The print has been cut down to fit in the oval frame. Originally there would have been a long title and copyright abrituting the portrait to Spooner and a reproduction of Lincoln's signature. All that remains is the name J.C. Spooner and the word "Massachusetts." 

The frame is not original, but is very old based on its construction and use of square nails to secure the print. There are a few chips in the finish but overall, the frame is in good condition. 

Portrait measures 8" x 10" and the frame measures 11.5" x 13.5"

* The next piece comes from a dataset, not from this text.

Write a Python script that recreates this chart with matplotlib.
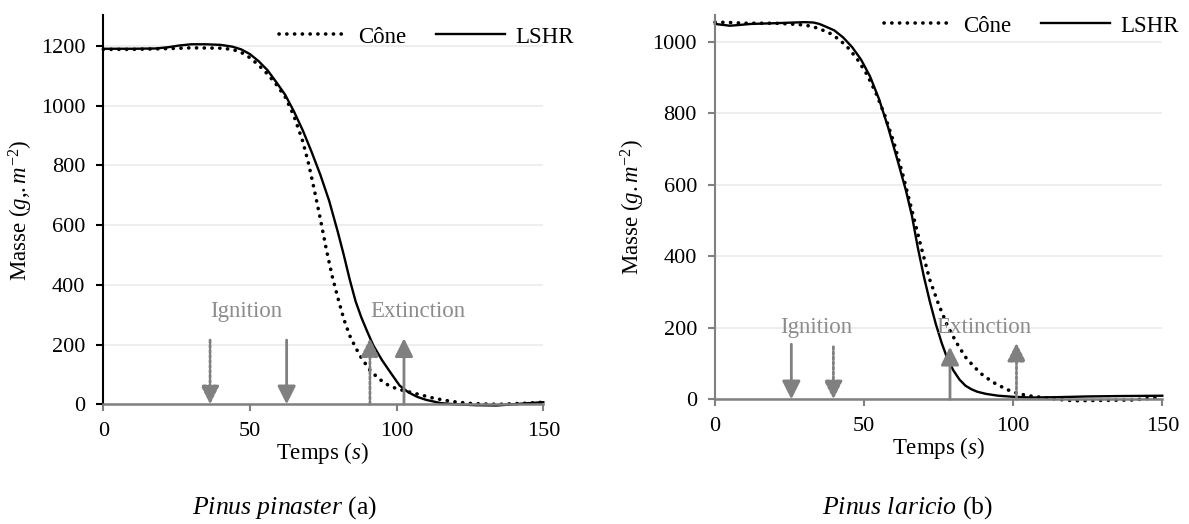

More information on this print below: 

J.C. Spooner was listed in one Boston Guide or Commercial Almanac of the era as “…a photographer and an artist…” working in Roxbury, Mass, during the mid 1860s. Spooner either bought a photographic portrait of Lincoln by Alexander Gardner, then bleached it and redrew over the image, or possibly he bought a carte-de-visite by Gardner and then projected the image to size, and drew over that. (A fellow Boston photographer, Albert Sands Southworth, had pioneered projecting portraits to a new size and recopying them during the daguerreian era; and its possible Spooner was familiar with that process.) Then in order to market and distribute his work, Spooner photographed his drawing and sold photographic copies to whomever wished to purchase the portrait. Spooner then copyrighted the photograph of his drawing in the local Massachusetts court as an original work of art. (The copyright issue was still very new at that time and Spooner probably chose the Massachusetts court for both convenience and for protection against any possible claims of plagiarism that any New York or Washington photographers (Brady or Gardner) would have filed in a different district court.  All of these practices were known and even common during this period — so this would have been considered as a clever act rather than than a criminal one.